Relationships require a healthy balance of giving and taking, reciprocity, respect, commitment and effort but sometimes that’s not the case. Sometimes we find ourselves in relationships where we’re constantly overextending ourselves to other people as they do the bare minimum. We do that out of love or wanting to feel needed or trying to prove our commitment to the other person but whatever the reason is, it rarely gives us what we need in return, if anything, it leaves us feeling empty and unappreciated.
I’ve seen a pattern where people do that repeatedly in different relationships and expect different results. The problem, I’ve realized, seldom lies in the other person but it mainly lies in us. In how we teach people how to treat us, in what we allow and accept and what we don’t, and in setting clear boundaries and standards for others to respect.

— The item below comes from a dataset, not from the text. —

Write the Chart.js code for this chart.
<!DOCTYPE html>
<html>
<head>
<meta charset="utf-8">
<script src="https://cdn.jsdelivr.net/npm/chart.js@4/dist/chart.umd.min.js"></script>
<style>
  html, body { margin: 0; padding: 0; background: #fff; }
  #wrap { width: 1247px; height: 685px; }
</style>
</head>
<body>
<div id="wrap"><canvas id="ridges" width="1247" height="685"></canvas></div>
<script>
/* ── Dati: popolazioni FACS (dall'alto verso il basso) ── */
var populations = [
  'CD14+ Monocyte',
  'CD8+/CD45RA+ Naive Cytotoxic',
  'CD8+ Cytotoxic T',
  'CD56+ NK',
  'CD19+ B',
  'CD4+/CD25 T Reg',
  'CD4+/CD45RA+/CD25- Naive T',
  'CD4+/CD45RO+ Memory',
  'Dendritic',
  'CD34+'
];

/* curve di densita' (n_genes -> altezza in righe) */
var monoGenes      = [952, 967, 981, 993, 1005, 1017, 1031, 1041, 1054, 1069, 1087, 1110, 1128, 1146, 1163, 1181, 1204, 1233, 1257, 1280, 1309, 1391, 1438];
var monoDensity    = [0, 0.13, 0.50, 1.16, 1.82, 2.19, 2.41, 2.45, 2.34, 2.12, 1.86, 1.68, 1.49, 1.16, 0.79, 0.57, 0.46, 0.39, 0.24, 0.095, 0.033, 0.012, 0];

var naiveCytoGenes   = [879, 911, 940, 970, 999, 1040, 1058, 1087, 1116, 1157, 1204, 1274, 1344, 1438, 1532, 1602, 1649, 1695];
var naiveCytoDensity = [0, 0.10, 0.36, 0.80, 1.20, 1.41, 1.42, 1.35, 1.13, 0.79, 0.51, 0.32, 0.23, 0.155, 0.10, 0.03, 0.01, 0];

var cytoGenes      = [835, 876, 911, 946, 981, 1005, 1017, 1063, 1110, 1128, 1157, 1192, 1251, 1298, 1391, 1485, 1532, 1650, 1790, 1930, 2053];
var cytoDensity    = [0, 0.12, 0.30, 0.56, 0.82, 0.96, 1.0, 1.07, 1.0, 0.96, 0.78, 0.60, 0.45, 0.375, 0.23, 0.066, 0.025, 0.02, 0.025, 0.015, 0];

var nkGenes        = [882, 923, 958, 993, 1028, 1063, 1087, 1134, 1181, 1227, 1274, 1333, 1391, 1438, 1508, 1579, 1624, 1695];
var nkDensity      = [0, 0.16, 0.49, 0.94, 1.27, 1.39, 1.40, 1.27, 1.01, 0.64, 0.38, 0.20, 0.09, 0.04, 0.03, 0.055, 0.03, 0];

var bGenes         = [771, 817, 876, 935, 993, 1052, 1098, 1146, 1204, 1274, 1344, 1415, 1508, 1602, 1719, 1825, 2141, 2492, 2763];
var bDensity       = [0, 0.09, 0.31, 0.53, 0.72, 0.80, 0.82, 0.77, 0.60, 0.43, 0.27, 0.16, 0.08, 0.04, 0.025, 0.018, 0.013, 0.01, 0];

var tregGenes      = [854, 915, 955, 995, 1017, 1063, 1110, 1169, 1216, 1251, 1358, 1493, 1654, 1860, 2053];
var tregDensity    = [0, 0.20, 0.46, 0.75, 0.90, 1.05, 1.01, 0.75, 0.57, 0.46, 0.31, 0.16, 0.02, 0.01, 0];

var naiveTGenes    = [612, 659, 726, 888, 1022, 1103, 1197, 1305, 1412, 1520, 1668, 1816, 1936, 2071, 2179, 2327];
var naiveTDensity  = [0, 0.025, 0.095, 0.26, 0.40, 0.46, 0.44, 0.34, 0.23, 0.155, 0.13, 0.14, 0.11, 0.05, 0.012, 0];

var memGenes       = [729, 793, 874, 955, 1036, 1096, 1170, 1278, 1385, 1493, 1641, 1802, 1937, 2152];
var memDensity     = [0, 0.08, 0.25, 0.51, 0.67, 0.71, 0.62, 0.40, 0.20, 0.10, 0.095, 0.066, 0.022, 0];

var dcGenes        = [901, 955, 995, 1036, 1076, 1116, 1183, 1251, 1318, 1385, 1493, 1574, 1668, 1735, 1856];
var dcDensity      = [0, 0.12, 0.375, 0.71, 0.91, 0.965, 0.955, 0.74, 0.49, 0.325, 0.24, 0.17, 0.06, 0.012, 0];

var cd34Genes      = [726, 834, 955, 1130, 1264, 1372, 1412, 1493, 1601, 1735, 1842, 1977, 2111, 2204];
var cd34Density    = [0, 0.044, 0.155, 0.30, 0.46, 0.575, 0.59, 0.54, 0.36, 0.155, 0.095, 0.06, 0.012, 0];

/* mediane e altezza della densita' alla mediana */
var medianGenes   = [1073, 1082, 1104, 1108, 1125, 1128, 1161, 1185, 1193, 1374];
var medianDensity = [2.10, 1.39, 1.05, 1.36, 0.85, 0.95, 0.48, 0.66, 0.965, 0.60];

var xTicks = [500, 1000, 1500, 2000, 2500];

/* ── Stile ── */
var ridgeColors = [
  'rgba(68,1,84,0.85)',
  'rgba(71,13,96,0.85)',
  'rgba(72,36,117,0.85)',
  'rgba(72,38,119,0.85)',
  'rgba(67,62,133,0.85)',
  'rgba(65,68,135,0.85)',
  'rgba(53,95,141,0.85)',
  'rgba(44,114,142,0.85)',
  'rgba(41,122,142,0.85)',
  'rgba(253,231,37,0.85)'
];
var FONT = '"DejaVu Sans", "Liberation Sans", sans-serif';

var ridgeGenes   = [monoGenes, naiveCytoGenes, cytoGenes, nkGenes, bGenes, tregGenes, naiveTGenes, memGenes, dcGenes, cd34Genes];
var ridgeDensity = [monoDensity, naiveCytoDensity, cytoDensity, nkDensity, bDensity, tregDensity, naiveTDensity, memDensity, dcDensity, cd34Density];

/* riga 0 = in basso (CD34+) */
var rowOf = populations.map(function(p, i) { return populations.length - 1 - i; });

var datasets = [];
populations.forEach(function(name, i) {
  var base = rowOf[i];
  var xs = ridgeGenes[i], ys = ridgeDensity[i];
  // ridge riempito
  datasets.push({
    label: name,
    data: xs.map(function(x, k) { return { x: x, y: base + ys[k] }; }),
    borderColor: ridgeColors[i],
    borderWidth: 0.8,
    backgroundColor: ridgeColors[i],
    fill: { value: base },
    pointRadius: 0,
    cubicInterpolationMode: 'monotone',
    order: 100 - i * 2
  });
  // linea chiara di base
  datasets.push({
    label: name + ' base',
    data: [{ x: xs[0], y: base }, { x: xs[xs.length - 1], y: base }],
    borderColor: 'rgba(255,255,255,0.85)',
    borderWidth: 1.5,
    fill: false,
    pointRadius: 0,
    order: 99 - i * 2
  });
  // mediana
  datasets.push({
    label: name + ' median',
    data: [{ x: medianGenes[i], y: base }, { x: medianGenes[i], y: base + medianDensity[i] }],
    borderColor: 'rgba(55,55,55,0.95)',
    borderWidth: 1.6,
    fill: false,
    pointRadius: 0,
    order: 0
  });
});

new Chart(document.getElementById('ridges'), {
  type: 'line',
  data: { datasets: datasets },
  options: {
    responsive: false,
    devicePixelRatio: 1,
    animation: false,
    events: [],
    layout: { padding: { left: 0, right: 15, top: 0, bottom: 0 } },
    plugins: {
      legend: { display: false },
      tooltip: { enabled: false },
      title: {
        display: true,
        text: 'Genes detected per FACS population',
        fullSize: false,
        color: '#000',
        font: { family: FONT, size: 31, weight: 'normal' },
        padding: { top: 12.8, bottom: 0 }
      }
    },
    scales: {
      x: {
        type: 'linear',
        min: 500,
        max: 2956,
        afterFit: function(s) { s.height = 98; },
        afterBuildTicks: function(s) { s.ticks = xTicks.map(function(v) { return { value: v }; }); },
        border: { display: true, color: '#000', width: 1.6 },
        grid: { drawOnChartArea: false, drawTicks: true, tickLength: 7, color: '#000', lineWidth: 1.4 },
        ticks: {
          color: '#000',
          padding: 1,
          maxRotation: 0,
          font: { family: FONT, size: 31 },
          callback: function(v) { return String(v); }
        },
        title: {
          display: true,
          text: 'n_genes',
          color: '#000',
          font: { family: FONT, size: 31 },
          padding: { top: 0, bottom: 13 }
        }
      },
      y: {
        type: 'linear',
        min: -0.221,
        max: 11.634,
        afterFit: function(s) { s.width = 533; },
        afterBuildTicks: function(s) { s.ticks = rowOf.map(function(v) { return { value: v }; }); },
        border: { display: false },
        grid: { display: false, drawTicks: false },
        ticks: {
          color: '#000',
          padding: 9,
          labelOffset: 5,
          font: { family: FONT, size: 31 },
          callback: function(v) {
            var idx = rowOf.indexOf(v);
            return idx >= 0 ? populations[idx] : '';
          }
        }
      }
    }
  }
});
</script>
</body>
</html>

I’m not saying that it has to be an equal give and take but it has to be mutual, reciprocal and leaves you feeling satisfied and content instead of frustrated and undervalued.
We often hold on to relationships that are not working for us just because we don’t have faith in ourselves that we can find the love we want. We’re afraid to repeat the cycle all over again. We don’t want to lose the people we care about or risk changing the dynamic of the relationship but that’s exactly where the problem is. The ‘dynamic’ we’re afraid to change is exactly the one we need to drop because it hasn’t yielded the outcome that we want. Our patterns are not working for us and continuing to change partners, not patterns will only create more of the experiences that haven’t worked.

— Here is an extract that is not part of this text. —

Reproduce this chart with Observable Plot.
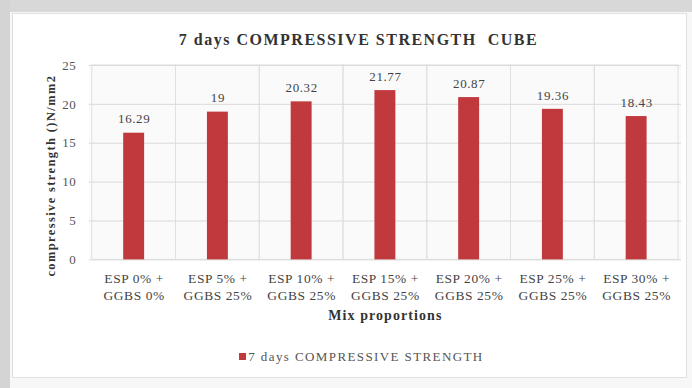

Sometimes this also signifies that we may have a deeper wound we need to attend to, a part of us that still needs healing. Maybe it’s something related to our childhood or how we perceived love that triggers us to attract partners who don’t go the distance or match our efforts but it’s always beneficial to choose the road less traveled and work on these issues instead of succumbing to the circumstances and trying to be the only person moving the relationship forward.
Therapy can always help us get to the root of these issues and uncover the underlying problems that keep us stuck in the same vicious cycle so we can learn how to pick healthier patterns in our future relationships and avoid the old ones. Don’t be afraid to have expectations or set boundaries in your relationships and don’t be afraid to walk away if you’re the one doing all the work in your relationships. This is how you break the cycle. This is how you change the pattern.